2012-04-29 by Stefan Urbanek

Cubes Backend Progress and Comparison

I've been working on a new SQL backend for cubes called StarBrowser. Besides new features and fixes, it is going to be more polished and maintainable.

Current Backend Comparison

In the following table you can see comparison of backends (or rather aggregation browsers). Current backend is sql.browser which reqiures denormalized table as a source. Future preferred backend will be sql.star.

Document link at Google Docs.

Star Browser state

More detailed description with schemas and description of what is happening behind will be published once the browser will be useable in most of the important features (that is, no sooner than drill-down is implemented). Here is a peek to the new browser features.

  • separated attribute mapper - doing the logical-to-physical mapping. or in other words: knows what column in which table represents what dimension attribute or a measure
  • more intelligent join building - uses only joins that are relevant to the retrieved attributes, does not join the whole star/snowflake if not necessary
  • allows tables to be stored in different database schemas (previously everything had to be in one schema)

There is still some work to be done, including drill-down and ordering of results.

You can try limited feature set of the browser by using sql.star backend name.
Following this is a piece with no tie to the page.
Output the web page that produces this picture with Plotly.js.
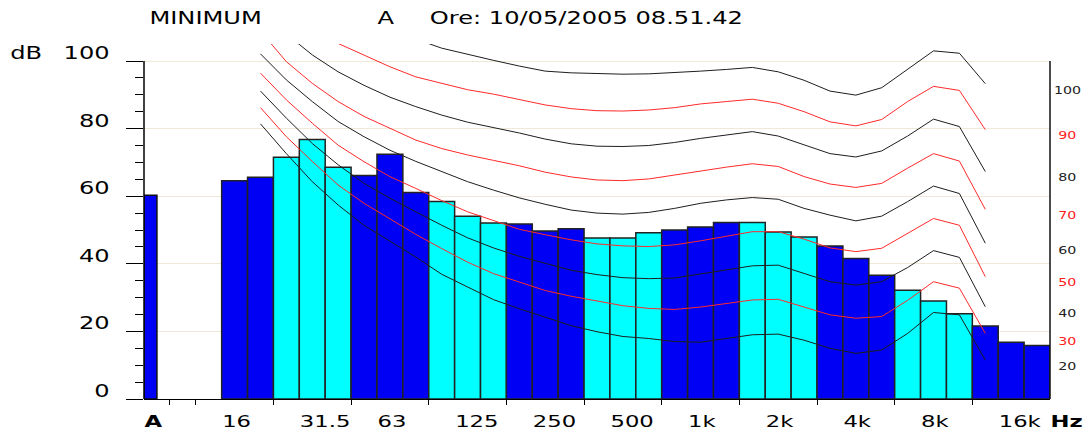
<!DOCTYPE html>
<html><head><meta charset="utf-8">
<script src="https://cdn.plot.ly/plotly-3.0.1.min.js"></script>
<style>html,body{margin:0;padding:0;background:#fff;}#chart{width:1091px;height:435px;}</style>
</head><body><div id="chart"></div>
<script>
// ---- data ----
const slots = ['A','','12.5','16','20','25','31.5','40','50','63','80','100','125','160','200','250','315','400','500','630','800','1k','1.25k','1.6k','2k','2.5k','3.15k','4k','5k','6.3k','8k','10k','12.5k','16k','20k'];
const totalBand = 'A';
const totalLevel = 60.3;
const bands = ['16','20','25','31.5','40','50','63','80','100','125','160','200','250','315','400','500','630','800','1k','1.25k','1.6k','2k','2.5k','3.15k','4k','5k','6.3k','8k','10k','12.5k','16k','20k'];
const levels = [64.6,65.6,71.5,76.8,68.6,66.1,72.4,61.1,58.4,54.1,52.1,51.8,49.7,50.4,47.6,47.6,49.2,50.0,50.9,52.2,52.2,49.4,47.9,45.3,41.6,36.6,32.2,29.0,25.2,21.6,16.8,15.8];

const curveBands = ['20','25','31.5','40','50','63','80','100','125','160','200','250','315','400','500','630','800','1k','1.25k','1.6k','2k','2.5k','3.15k','4k','5k','6.3k','8k','10k','12.5k'];
const phon100 = [129.8,124.8,119.8,115.9,111.9,108.9,106.5,103.8,101.9,100.2,98.5,97.0,96.5,96.2,96.1,96.2,96.5,97.0,97.5,98.1,96.8,94.3,91.1,89.9,92.1,97.5,103.0,102.3,93.3];
const phon90  = [122,116,110,105.2,101.8,98.3,95.3,93.3,91.5,90.2,88.7,87.0,85.9,85.3,85.2,85.5,86.2,87.3,88.0,88.7,87.5,85.0,82.0,80.8,82.7,88.0,92.5,91.3,79.7];
const phon80  = [115,108,101.8,96.8,92.8,89.3,86.5,84.0,81.9,80.4,78.7,76.9,75.5,74.8,74.7,75.0,75.9,77.1,78.1,79.1,77.8,75.1,72.6,71.6,73.4,77.8,82.8,80.6,67.3];
const phon70  = [108.8,99.8,93.4,88.0,83.6,80.1,76.6,74.1,72.2,70.6,69.0,67.1,65.7,64.8,64.6,65.1,66.3,67.6,68.6,69.6,68.8,65.8,63.6,62.6,63.8,68.3,72.6,70.4,56.1];
const phon60  = [102.1,94.4,88.0,82.1,77.6,73.6,70.3,67.3,64.3,61.8,59.5,57.6,55.9,55.0,54.7,55.2,56.4,57.9,58.9,59.6,59.1,56.4,54.4,52.7,54.1,58.4,63.0,60.8,46.1];
const phon50  = [96.4,88.5,81.6,75.1,70.2,65.8,62.3,58.7,55.4,52.7,50.2,48.6,47.1,45.9,45.3,45.1,45.6,46.8,48.1,49.5,49.5,47.3,44.7,43.6,44.6,49.1,53.4,51.4,36.2];
const phon40  = [91.1,83.1,75.6,69.3,63.8,59.4,55.4,51.4,47.7,44.7,42.2,40.1,38.1,36.8,35.9,35.6,35.8,37.0,38.3,39.4,39.6,37.2,34.7,33.7,34.7,38.9,43.9,41.9,27.3];
const phon30  = [86.2,77.6,70.3,63.3,57.9,53.4,48.7,44.5,40.5,37.1,34.6,32.1,30.4,28.9,27.6,26.8,26.5,27.2,28.3,29.3,29.5,27.3,24.9,23.9,24.4,29.2,34.7,32.8,19.4];
const phon20  = [81.4,72.6,64.3,57.4,51.4,46.8,42.0,36.9,33.1,29.4,26.7,24.2,21.7,19.9,18.5,17.9,17.0,16.8,17.9,19.0,19.2,17.4,15.0,13.5,14.5,19.4,25.6,24.9,11.5];

const xLabels = ['A','16','31.5','63','125','250','500','1k','2k','4k','8k','16k','Hz'];
const groupStarts = ['','12.5','25','50','100','200','400','800','1.6k','3.15k','6.3k','12.5k'];
const yTicks = [0,20,40,60,80,100];
const rightLabels = ['100','90','80','70','60','50','40','30','20'];
const rightLabelDb = [91.3,77.9,65.5,54.3,43.9,34.4,25.4,16.9,9.6];
const titleMode = 'MINIMUM';
const titleWeight = 'A';
const titleTime = 'Ore: 10/05/2005 08.51.42';
const yUnit = 'dB';

// ---- build ----
const BLUE = '#0000f5', CYAN = '#00ffff', RED = '#ff2a2a', DARK = '#1e1e1e';
const xi = n => slots.indexOf(n);
const phonCurves = [[100,phon100],[90,phon90],[80,phon80],[70,phon70],[60,phon60],[50,phon50],[40,phon40],[30,phon30],[20,phon20]];
const phonColor = p => ((p/10) % 2 === 1) ? RED : DARK;

const traces = [];
traces.push({type:'bar', x:[xi(totalBand)], y:[totalLevel], width:[0.5], offset:-0.5,
  marker:{color:BLUE, line:{color:'#111', width:1.5}}, hoverinfo:'skip'});
traces.push({type:'bar', x:bands.map(xi), y:levels, width:bands.map(()=>1),
  marker:{color:bands.map((b,i)=>(Math.floor((i+1)/3)%2 ? CYAN : BLUE)), line:{color:'#222', width:1.5}}, hoverinfo:'skip'});
phonCurves.forEach(([p, vals]) => {
  traces.push({type:'scatter', mode:'lines', x:curveBands.map(xi), y:vals,
    line:{color:phonColor(p), width:1}, hoverinfo:'skip'});
});

const N = slots.length;
const labelTickVals = xLabels.map(n => n === 'Hz' ? N - 0.5 : xi(n) - 0.5);
const labelTickText = xLabels.map(n => (n === 'A' || n === 'Hz') ? '<b>'+n+'</b>' : n);
const boundaryTicks = groupStarts.map(n => xi(n) - 0.5);
const minorY = [];
for (let v = 5; v < 100; v += 5) if (v % 20) minorY.push(v);

const annotations = [
  {text:titleMode, x:0.0684, y:1.0732},
  {text:titleWeight, x:0.2666, y:1.0732},
  {text:titleTime, x:0.4879, y:1.0732},
].map(a => Object.assign(a, {xref:'paper', yref:'paper', xanchor:'center', yanchor:'middle', showarrow:false, font:{size:17, color:'#000'}}));
annotations.push({text:yUnit, xref:'paper', yref:'paper', x:-0.1302, y:0.976, xanchor:'center', yanchor:'middle', showarrow:false, font:{size:17, color:'#000'}});
rightLabels.forEach((t, i) => {
  annotations.push({text:t, xref:'paper', yref:'y', x:1.0188, y:rightLabelDb[i], xanchor:'center', yanchor:'middle', showarrow:false,
    font:{size:10, color: phonColor(+t) === RED ? '#ff2020' : '#222'}});
});

const layout = {
  width:1091, height:435,
  margin:{l:144, r:41, t:44, b:36, pad:0},
  paper_bgcolor:'#fff', plot_bgcolor:'#fff',
  showlegend:false, barmode:'overlay', bargap:0,
  font:{family:'DejaVu Sans, sans-serif', color:'#000'},
  xaxis:{range:[-0.5, N-0.5], tickmode:'array', tickvals:labelTickVals, ticktext:labelTickText,
    ticks:'', ticklabelposition:'outside right', ticklabelstandoff:8, tickfont:{size:16, color:'#000'},
    showgrid:false, zeroline:false, showline:true, linecolor:'#000', linewidth:1,
    minor:{tickmode:'array', tickvals:boundaryTicks, ticks:'outside', ticklen:5, tickcolor:'#000', tickwidth:1, showgrid:false}},
  yaxis:{range:[0,105.03], tickmode:'array', tickvals:yTicks, ticks:'outside', ticklen:17, tickcolor:'#000', tickwidth:1,
    tickfont:{size:17, color:'#000'}, ticklabelstandoff:13, ticklabelshift:-8,
    showgrid:true, gridcolor:'#efe9d8', gridwidth:1, zeroline:false, showline:false,
    minor:{tickmode:'array', tickvals:minorY, ticks:'outside', ticklen:8, tickcolor:'#000', tickwidth:1, showgrid:false}},
  shapes:[
    {type:'line', xref:'paper', yref:'y', x0:0, x1:0, y0:yTicks[0], y1:yTicks[yTicks.length-1], line:{color:'#000', width:1.5}},
    {type:'line', xref:'paper', yref:'y', x0:1, x1:1, y0:yTicks[0], y1:yTicks[yTicks.length-1], line:{color:'#111', width:1.5}}
  ],
  annotations
};

function stretchText(gd, s) {
  gd.querySelectorAll('svg text').forEach(t => {
    let bb;
    try { bb = t.getBBox(); } catch (e) { return; }
    if (!bb || !bb.width) return;
    const anchor = t.getAttribute('text-anchor') || 'start';
    const ax = anchor === 'end' ? bb.x + bb.width : anchor === 'middle' ? bb.x + bb.width / 2 : bb.x;
    const prev = t.getAttribute('transform') || '';
    t.setAttribute('transform', (prev + ' translate(' + ax + ',0) scale(' + s + ',1) translate(' + (-ax) + ',0)').trim());
  });
}

Plotly.newPlot('chart', traces, layout, {staticPlot:true, displayModeBar:false}).then(gd => {
  try { stretchText(gd, 1.42); } catch (e) {}
});
</script>
</body></html>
Do not expect much at this time, however if you find a bug, I would be glad if report it through github issues. The source is in the cubes/backends/sql/star.py and cubes/backends/sql/common.py (or here).

New and improved

Here is a list of features you can expect (not yet fully implemented, if at all started):

  • more SQL aggregation types and way to specify what aggregations should be used by-default for each measure
  • DDL schema generator for: denormalized table, logical model - star schema, physical model
  • model tester - tests whether all attributes and joins are valid in the physical model

Also the new implementation of star browser will allow easier integration of pre-aggregated store (planned) and various other optimisations.